La Corte Suprema degli Stati Uniti potrebbe mettere al bando i trattamenti di “cambio di sesso” per i minori con disforia di genere. La più alta magistratura statunitense, infatti, è stata investita da un caso - United States vs. Skrmetti – pronunciandosi sul quale potrebbero determinarsi svolte significative a tutela dei bambini.
La vicenda giudiziaria
L’intero caso giudiziario si è originato perché nel Tennessee, Stato del Sud a maggioranza repubblicana, è stata introdotta - promossa dal leader della maggioranza al Senato, il repubblicano Jack Johnson - la messa al bando di una serie di trattamenti per i cosiddetti “adolescenti transgender”, vale a dire terapie ormonali e bloccanti della pubertà. Tutto ciò da un lato stoppa i medici e, dall’altro, preserva naturalmente i giovani, dato che la migliore letteratura scientifica ha accertato come proprio le terapie ormonali e i bloccanti della pubertà ben poco contribuiscano al bene dei minori con disforia di genere. Semmai è il contrario, dato che sono numerosissimi i giovani che, dopo qualche tempo dall’assunzione di determinati trattamenti, si pentono di questo percorso e decidono di tornare alla loro identità biologica originale. Stiamo naturalmente parlando dei detransitioners, che proprio negli Stati Uniti – ancorché guardati con sospetto dal movimento Lgbtq, che li considera quasi dei traditori della causa o ne minimizza la rilevanza - sono presenti in gran numero. Prova ne è stata anche la toccante testimonianza, portata in Italia grazie a Pro Vita & Famiglia, di Luka Hein, giovane che in un partecipatissimo tour nella nostra penisola ad ottobre ha potuto raccontare la sua storia.
La decisione della Corte Suprema
Ma torniamo alla Corte Suprema degli Stati Uniti, che esaminando il caso United States vs. Skrmetti è chiamata a stabilire se abbia ragione lo Stato del Tennesse o se l’abbiano i querelanti, alcuni genitori di giovani transgender, l’American Civil Liberties Union (ACLU) e lo stesso governo federale. Secondo questi ultimi sussiste una pesante contraddizione nel divieto della prescrizione di farmaci che, è vero, sono perfettamente legali quando usati per trattare altre condizioni come la pubertà precoce. «La legge vieta trattamenti specifici solo quando non sono coerenti con il sesso assegnato alla nascita. È proprio questa incoerenza a renderla incostituzionale», sostengono per la precisione quanti hanno trascinato in tribunale lo Stato del Tennessee. Proprio quest’ultimo, con il procuratore generale Matthew Rice, difende la norma sotto processo asserendo che non si è in presenza di alcuna discriminazione di genere, ma solo del tentativo di limitare lo scopo del trattamento a tutela del bene dei minori. Tesi, quest’ultima, che non si può non sottoscrivere dal momento che, come prova uno studio pubblicato nel 2022 sul Journal of Homosexuality e condotto su 237 detransitioners, nella grande maggioranza dei casi la transizione non risolve affatto il disagio emotivo preesistente.
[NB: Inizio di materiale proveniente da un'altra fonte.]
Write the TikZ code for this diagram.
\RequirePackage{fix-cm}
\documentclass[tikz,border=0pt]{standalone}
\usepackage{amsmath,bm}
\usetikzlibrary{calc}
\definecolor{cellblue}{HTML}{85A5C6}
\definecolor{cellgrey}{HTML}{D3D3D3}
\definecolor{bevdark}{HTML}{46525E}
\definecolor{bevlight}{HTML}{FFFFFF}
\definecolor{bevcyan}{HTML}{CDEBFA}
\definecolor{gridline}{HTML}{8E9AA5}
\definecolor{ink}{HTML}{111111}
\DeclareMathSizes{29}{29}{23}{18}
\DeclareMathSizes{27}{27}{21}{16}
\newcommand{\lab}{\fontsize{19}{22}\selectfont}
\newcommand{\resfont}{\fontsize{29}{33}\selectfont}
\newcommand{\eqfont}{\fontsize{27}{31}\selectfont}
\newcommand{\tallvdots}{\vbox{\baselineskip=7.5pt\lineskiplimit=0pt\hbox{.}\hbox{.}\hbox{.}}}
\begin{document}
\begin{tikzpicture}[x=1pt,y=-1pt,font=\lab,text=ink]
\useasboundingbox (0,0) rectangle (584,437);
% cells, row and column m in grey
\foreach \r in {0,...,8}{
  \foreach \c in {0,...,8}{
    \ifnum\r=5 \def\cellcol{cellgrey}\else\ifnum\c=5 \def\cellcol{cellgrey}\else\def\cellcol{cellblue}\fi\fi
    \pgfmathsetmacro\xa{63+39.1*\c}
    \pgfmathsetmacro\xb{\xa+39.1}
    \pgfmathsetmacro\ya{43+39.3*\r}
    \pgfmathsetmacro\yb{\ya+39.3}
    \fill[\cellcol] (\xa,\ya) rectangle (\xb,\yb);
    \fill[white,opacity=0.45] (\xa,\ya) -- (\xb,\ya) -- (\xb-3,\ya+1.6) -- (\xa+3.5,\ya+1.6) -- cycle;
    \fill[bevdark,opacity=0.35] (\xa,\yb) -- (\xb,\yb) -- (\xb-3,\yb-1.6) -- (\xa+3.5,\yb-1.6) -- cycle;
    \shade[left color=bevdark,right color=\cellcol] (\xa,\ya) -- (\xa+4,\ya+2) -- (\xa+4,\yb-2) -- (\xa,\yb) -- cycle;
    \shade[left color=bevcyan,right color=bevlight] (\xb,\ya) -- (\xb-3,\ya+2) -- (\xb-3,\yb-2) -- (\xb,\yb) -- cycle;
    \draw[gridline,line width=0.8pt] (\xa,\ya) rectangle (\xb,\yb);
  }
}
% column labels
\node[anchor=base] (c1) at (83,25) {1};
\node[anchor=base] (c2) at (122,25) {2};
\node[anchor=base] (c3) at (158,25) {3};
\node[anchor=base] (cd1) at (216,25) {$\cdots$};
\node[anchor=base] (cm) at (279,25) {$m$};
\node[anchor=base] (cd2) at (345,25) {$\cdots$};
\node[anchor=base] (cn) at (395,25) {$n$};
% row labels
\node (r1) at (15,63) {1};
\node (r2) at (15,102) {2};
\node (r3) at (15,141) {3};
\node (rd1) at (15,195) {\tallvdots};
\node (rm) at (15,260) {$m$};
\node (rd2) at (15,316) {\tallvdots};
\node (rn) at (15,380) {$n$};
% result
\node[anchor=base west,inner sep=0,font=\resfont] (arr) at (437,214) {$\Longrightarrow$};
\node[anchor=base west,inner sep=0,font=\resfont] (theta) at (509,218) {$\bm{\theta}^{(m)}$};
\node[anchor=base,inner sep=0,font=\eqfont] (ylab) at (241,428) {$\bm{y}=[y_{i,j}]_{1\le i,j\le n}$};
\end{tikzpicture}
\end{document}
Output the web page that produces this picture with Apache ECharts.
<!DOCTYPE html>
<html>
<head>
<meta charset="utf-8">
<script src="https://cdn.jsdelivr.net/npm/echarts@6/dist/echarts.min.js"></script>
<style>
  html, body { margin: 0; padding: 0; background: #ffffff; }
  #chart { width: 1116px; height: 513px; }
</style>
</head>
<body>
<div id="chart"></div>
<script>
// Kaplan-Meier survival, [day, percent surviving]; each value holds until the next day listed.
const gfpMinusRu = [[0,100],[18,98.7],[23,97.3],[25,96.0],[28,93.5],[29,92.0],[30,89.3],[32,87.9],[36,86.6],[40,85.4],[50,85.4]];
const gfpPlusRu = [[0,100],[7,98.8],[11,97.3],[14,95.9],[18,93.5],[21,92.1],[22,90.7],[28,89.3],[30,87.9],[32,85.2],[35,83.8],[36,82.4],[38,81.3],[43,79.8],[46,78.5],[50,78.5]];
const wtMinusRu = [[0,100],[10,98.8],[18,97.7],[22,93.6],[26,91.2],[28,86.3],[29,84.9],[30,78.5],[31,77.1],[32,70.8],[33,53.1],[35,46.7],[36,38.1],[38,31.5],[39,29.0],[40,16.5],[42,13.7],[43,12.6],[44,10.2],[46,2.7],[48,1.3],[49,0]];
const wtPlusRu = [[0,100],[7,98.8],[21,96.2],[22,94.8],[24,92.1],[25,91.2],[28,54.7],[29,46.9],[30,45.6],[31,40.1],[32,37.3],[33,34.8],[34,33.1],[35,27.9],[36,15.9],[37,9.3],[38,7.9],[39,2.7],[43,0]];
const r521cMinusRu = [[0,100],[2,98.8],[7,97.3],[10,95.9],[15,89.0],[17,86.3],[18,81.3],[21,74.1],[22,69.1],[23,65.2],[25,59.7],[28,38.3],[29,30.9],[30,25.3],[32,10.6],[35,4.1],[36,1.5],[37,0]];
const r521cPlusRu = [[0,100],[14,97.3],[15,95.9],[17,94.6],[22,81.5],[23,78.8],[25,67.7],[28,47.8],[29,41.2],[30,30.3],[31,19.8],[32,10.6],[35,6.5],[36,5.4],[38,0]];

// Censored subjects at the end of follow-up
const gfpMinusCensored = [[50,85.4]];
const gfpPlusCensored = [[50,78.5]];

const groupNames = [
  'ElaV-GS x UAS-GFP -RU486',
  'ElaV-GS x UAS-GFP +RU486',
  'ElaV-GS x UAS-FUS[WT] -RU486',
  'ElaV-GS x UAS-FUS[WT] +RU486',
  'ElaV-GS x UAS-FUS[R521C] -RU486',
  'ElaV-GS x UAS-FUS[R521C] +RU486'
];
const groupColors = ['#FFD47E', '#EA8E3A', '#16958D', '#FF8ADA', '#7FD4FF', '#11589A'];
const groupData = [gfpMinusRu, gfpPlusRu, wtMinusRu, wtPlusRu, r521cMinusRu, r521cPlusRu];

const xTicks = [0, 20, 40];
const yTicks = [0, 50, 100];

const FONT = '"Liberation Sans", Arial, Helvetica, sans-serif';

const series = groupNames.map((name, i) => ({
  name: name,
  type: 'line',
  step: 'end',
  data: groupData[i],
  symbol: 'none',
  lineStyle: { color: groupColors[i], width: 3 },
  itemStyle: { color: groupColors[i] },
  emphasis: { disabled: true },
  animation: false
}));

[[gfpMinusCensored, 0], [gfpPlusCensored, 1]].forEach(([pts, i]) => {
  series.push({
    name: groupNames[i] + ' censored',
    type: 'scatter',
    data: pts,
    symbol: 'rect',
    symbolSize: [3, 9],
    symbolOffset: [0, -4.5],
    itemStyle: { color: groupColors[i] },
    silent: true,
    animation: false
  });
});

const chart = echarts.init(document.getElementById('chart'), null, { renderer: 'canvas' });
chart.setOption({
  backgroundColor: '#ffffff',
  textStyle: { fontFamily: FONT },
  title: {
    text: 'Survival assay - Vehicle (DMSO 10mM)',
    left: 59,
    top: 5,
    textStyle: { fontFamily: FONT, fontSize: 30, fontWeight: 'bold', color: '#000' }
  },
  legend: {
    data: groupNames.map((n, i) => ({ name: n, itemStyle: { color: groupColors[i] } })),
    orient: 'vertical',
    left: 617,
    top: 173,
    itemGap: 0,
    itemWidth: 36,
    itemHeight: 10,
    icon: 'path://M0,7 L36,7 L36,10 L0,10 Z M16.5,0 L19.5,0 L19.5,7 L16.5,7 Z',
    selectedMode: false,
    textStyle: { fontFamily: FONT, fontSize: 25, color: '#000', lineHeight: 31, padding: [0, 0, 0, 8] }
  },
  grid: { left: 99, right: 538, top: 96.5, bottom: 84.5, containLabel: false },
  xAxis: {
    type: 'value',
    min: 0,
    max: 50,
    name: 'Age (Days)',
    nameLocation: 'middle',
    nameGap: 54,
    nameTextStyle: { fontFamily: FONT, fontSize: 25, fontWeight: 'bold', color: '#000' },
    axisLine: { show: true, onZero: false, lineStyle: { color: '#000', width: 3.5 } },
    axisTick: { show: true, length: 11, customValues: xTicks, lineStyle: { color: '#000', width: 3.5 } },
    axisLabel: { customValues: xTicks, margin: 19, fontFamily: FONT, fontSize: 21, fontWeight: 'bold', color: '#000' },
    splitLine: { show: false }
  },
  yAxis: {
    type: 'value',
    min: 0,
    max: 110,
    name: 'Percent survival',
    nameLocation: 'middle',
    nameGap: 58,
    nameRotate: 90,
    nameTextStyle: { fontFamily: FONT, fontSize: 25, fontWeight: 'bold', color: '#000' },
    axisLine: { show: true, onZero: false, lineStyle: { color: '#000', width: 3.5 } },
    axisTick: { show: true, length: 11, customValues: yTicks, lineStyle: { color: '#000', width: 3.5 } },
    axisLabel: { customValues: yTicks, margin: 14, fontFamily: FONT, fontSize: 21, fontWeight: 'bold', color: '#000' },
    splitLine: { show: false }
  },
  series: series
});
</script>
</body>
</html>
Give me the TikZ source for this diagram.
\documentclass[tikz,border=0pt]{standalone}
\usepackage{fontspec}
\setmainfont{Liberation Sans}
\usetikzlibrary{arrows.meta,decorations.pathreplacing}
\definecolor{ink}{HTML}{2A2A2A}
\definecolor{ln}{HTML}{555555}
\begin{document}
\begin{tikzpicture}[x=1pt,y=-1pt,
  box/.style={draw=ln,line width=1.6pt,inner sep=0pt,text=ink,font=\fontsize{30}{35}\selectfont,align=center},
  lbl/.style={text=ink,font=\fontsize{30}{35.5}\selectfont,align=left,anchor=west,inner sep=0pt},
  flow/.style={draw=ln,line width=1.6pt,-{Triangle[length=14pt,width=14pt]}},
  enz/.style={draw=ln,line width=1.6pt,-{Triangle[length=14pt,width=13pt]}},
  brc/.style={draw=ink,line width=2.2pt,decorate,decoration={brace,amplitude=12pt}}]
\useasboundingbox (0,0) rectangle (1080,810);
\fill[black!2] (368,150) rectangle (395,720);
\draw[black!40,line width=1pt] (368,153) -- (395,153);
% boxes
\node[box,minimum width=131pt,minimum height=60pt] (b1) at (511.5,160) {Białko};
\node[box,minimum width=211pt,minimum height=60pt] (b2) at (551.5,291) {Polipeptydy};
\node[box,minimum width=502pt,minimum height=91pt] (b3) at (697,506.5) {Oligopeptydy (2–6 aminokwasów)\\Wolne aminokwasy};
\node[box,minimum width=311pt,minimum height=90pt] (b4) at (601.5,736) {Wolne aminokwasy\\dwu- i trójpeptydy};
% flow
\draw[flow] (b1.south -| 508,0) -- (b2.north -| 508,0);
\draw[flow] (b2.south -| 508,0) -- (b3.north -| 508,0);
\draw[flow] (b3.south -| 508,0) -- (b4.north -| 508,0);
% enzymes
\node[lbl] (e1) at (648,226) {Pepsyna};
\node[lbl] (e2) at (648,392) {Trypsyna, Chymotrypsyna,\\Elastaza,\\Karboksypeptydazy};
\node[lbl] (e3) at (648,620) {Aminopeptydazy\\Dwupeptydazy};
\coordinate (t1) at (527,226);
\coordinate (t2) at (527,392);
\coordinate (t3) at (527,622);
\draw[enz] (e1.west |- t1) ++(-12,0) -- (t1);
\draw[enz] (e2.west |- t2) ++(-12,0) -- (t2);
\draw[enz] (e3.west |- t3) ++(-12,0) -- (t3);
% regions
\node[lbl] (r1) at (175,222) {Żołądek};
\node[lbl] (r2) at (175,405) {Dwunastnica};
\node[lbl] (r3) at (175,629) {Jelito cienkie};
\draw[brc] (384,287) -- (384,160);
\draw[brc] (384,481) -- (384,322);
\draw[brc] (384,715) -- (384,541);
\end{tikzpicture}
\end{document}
Quando è previsto il verdetto
Per questo bene fa il Tennesse a non arretrare di un millimetro e bene farà la Corte Suprema a valutare con attenzione questo caso, anche se ci sarà da aspettare, almeno fino alla prossima primavera-estate. A tal proposito, però, un cauto ottimismo sul possibile verdetto è alimentato da un clamoroso precedente: quello che, nel giugno 2022, ha visto la stessa Corte, sempre a maggioranza conservatrice com’è oggi (soprattutto, va detto, grazie alle nomine fatte da Donald Trump durante il suo primo mandato presidenziale), rovesciare con un verdetto storico la sentenza Roe vs. Wade del 1973, che per mezzo secolo aveva elevato l’aborto a diritto di rango costituzionale. Come per l’aborto anche per i trattamenti per i minori affetti da disforia di genere – o presunti tali, dato che come sappiamo una certa fretta diagnostica porta tanti giovani alla somministrazione dei bloccanti della pubertà senza neppure essere stati visitati da uno psicologo -, nel giudizio della Corte Suprema degli Stati Uniti prevarranno il buon senso e la ragione? Non resta davvero che augurarselo.